This is why Martial, VI., 56 advised Charidemus to get his buttocks depilated, so that he might be taken for a patient rather than for a fellator:

“Because your thighs bristle with coarse hair, and your chest is shaggy, you think, Charidemus, to leave your words to posterity.”

“Take my word, and pluck out the hairs all over your body, and get it certified you depilate your buttocks. What for? you ask. You know they tell many tales about you; make them believe, Charidemus, that you are acting the patient.”

It was not patients only that had themselves depilated; men leading an idle, careless life followed the same practice[[26]].

“To be depilated, to have the hair dressed in tiers of ringlets, to tipple to excess in the baths,—these practices prevail in the city; still they cannot be said to be customary, for nothing of all this is exempt from blame” (Quintilian, Instit. orat., I., 6).

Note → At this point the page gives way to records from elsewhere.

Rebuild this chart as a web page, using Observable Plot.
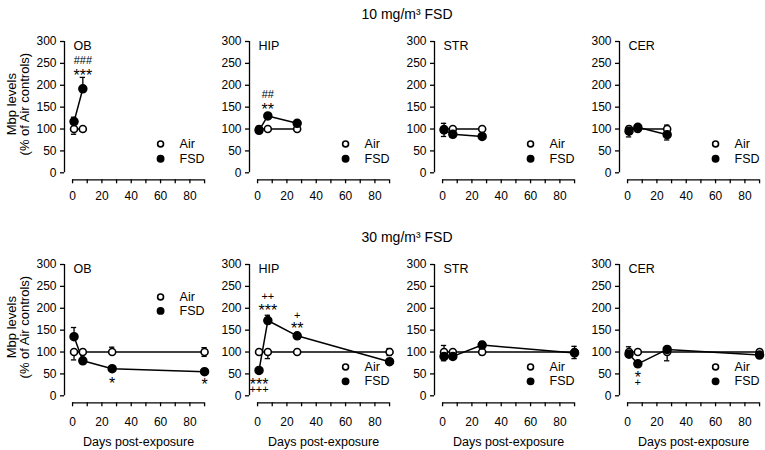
<!DOCTYPE html>
<html><head><meta charset="utf-8">
<script src="https://cdn.jsdelivr.net/npm/d3@7"></script>
<script src="https://cdn.jsdelivr.net/npm/@observablehq/plot@0.6"></script>
<style>
body{margin:0;background:#fff;}
#root{position:relative;width:765px;height:450px;overflow:hidden;font-family:"Liberation Sans",Arial,sans-serif;color:#000;}
.title{position:absolute;left:0;width:814px;text-align:center;font-size:14px;line-height:18px;}
.panel{position:absolute;}
</style></head><body><div id="root"></div>
<script>
// ---- data ----
const regions = ["OB", "HIP", "STR", "CER"];
const doses = ["10 mg/m³ FSD", "30 mg/m³ FSD"];
const days10 = [1, 7, 27];
const days30 = [1, 7, 27, 90];
const xTicks = [0, 10, 20, 30, 40, 50, 60, 70, 80, 90];
const yTicks = [0, 50, 100, 150, 200, 250, 300];

// means (% of Air controls), one row per region
const air10 = [[100, 100, null], [100, 100, 100], [100, 100, 100], [100, 100, 100]];
const fsd10 = [[117, 192, null], [97, 130, 113], [98, 88, 83], [95, 104, 87]];
const air30 = [[100, 100, 100, 100], [100, 100, 100, 100], [100, 100, 100, 100], [100, 100, 100, 100]];
const fsd30 = [[135, 80, 62, 55], [58, 172, 137, 78], [90, 90, 116, 98], [95, 73, 106, 93]];

// error bar ends [lower, upper] (null = not drawn)
const air10Err = [[[88, null], [95, null], null], [[null, 103], [null, 103], [null, 103]], [[92, null], [null, 103], [null, 103]], [[null, 106], [94, null], [null, 109]]];
const fsd10Err = [[[null, 127], [null, 218], null], [[null, 106], [null, 135], [null, 117]], [[83, 113], [81, 95], [null, 87]], [[82, null], [null, 107], [75, null]]];
const air30Err = [[[82, null], [null, 103], [null, 111], [90, 110]], [[null, 103], [85, null], [95, 105], [92, 108]], [[null, 115], [null, 103], [94, null], [null, 103]], [[null, 112], [null, 103], [80, null], [null, 103]]];
const fsd30Err = [[[null, 156], [null, 84], [null, 65], [null, 59]], [[null, 62], [null, 184], [null, 141], [null, 82]], [[80, 100], [85, null], [null, 124], [85, 113]], [[null, 99], [null, 76], [null, 109], [null, 96]]];

// significance marks: [dose row, region, day, text, y]
const annotations = [
  [0, "OB", 7, "***", 231], [0, "OB", 7, "###", 256],
  [0, "HIP", 7, "**", 153], [0, "HIP", 7, "##", 178],
  [1, "OB", 27, "*", 36], [1, "OB", 90, "*", 34],
  [1, "HIP", 1, "***", 34], [1, "HIP", 1, "+++", 15],
  [1, "HIP", 7, "***", 203], [1, "HIP", 7, "++", 226],
  [1, "HIP", 27, "**", 162], [1, "HIP", 27, "+", 183],
  [1, "CER", 7, "*", 51], [1, "CER", 7, "+", 30]
];

// ---- layout ----
const FONT = "Liberation Sans, Arial, sans-serif";
const root = document.getElementById("root");
const rowTop = [30, 253];
const rowH = [175, 197];

function series(days, vals, errs) {
  const pts = [], bars = [];
  days.forEach((d, i) => {
    if (vals[i] == null) return;
    pts.push({day: d, v: vals[i]});
    const e = errs[i];
    if (e) for (const end of e) if (end != null) bars.push({day: d, v: vals[i], end});
  });
  return {pts, bars};
}

function panel(row, c) {
  const days = row ? days30 : days10;
  const air = series(days, (row ? air30 : air10)[c], (row ? air30Err : air10Err)[c]);
  const fsd = series(days, (row ? fsd30 : fsd10)[c], (row ? fsd30Err : fsd10Err)[c]);
  const bars = [...air.bars, ...fsd.bars];
  const ann = annotations.filter(a => a[0] === row && a[1] === regions[c])
    .map(a => ({day: a[2], t: a[3], y: a[4]}));
  const star = ann.filter(a => a.t.includes("*"));
  const other = ann.filter(a => !a.t.includes("*"));
  const leg = (row === 1 && c === 0) ? [226, 194] : (row === 1 ? [66, 33] : [66, 32]);
  const legend = [{x: 60, y: leg[0], t: "Air", open: true}, {x: 60, y: leg[1], t: "FSD", open: false}];
  const W = 210, H = rowH[row];
  const marks = [
    Plot.ruleX([-5.5], {y1: 0, y2: 300, stroke: "black", strokeWidth: 1.3}),
    Plot.ruleY([-16], {x1: 0, x2: 90, stroke: "black", strokeWidth: 1.3}),
    Plot.axisY({ticks: yTicks, tickSize: 4, tickPadding: 4, label: null, strokeWidth: 1.3}),
    Plot.axisX({ticks: xTicks, tickSize: 4, tickPadding: row ? 11 : 8, label: null, strokeWidth: 1.3,
      tickFormat: d => d % 20 === 0 ? String(d) : ""}),
    Plot.line(fsd.pts, {x: "day", y: "v", stroke: "black", strokeWidth: 1.5}),
    Plot.line(air.pts, {x: "day", y: "v", stroke: "black", strokeWidth: 1.5}),
    Plot.ruleX(bars, {x: "day", y1: "v", y2: "end", stroke: "black", strokeWidth: 1.3}),
    Plot.ruleY(bars, {y: "end", x1: d => d.day - 1.8, x2: d => d.day + 1.8, stroke: "black", strokeWidth: 1.3}),
    Plot.dot(air.pts, {x: "day", y: "v", r: 3.5, fill: "white", stroke: "black", strokeWidth: 1.6}),
    Plot.dot(fsd.pts, {x: "day", y: "v", r: 4, fill: "black", stroke: "black"}),
    Plot.text([regions[c]], {frameAnchor: "top-left", dx: 9, dy: 4, lineAnchor: "middle", textAnchor: "start", fontSize: 12.5}),
    Plot.text(star, {x: "day", y: "y", text: "t", fontSize: 16, dy: 4, lineAnchor: "middle"}),
    Plot.text(other, {x: "day", y: "y", text: "t", fontSize: 11, lineAnchor: "middle"}),
    Plot.dot(legend, {x: "x", y: "y", r: d => d.open ? 3.5 : 4, fill: d => d.open ? "white" : "black", stroke: "black", strokeWidth: 1.6}),
    Plot.text(legend, {x: "x", y: "y", text: "t", dx: 19, textAnchor: "start", lineAnchor: "middle", fontSize: 12.5})
  ];
  if (c === 0) marks.push(Plot.text(["Mbp levels\n(% of Air controls)"], {
    x: () => -5.5, y: () => 150, dx: -46.5, dy: -3, rotate: -90,
    textAnchor: "middle", lineAnchor: "middle", lineHeight: 1.05, fontSize: 13}));
  if (row === 1) marks.push(Plot.text(["Days post-exposure"], {
    x: () => 45, frameAnchor: "bottom", dy: 39, lineAnchor: "middle", textAnchor: "middle", fontSize: 12.5}));
  const svg = Plot.plot({
    width: W, height: H,
    marginLeft: 64, marginRight: W - 204.07, marginTop: 11, marginBottom: H - 149.3,
    x: {domain: [-5.5, 90]},
    y: {domain: [-16, 300]},
    style: {fontFamily: FONT, fontSize: "12px", background: "transparent", overflow: "visible", color: "black"},
    marks
  });
  svg.classList.add("panel");
  svg.style.left = (185 * c) + "px";
  svg.style.top = rowTop[row] + "px";
  root.appendChild(svg);
}

doses.forEach((t, row) => {
  const d = document.createElement("div");
  d.className = "title";
  d.style.top = (row ? 228 : 5) + "px";
  d.textContent = t;
  root.appendChild(d);
  regions.forEach((r, c) => panel(row, c));
});
</script></body></html>
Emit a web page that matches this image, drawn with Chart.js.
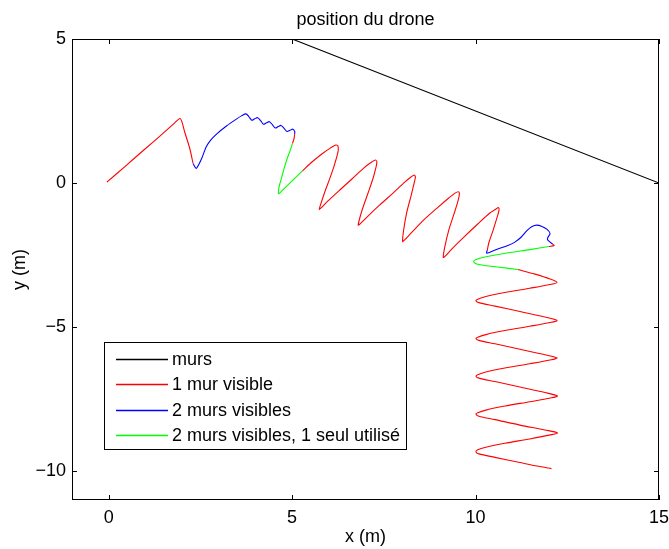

It is rather surprising that the same Quintilian, whose bile is stirred by curled hair, has let it pass by patiently, that women should bathe together with men:

“If it is a sure sign of adultery for a woman to bathe with men, why! it will be adultery to dine with young friends of the male sex, to have a male friend. You might as reasonably say a depilated body, a languid gait, a womanish robe, are certain signs of effeminacy, of want of virility; for such will seem to many to reveal immorality of character” (Ibid., V., 9).

Martial, II., 39 has also noticed, and not once only, the habits of those men who practised feminine arts of the toilette, and looked just as if they had come out of a band-box:

“Rufus, see you that man there on the first benches ... whose oiled curls exhale the whole shop of Marcelianus, and whose polished arms shine without a hair to be seen?”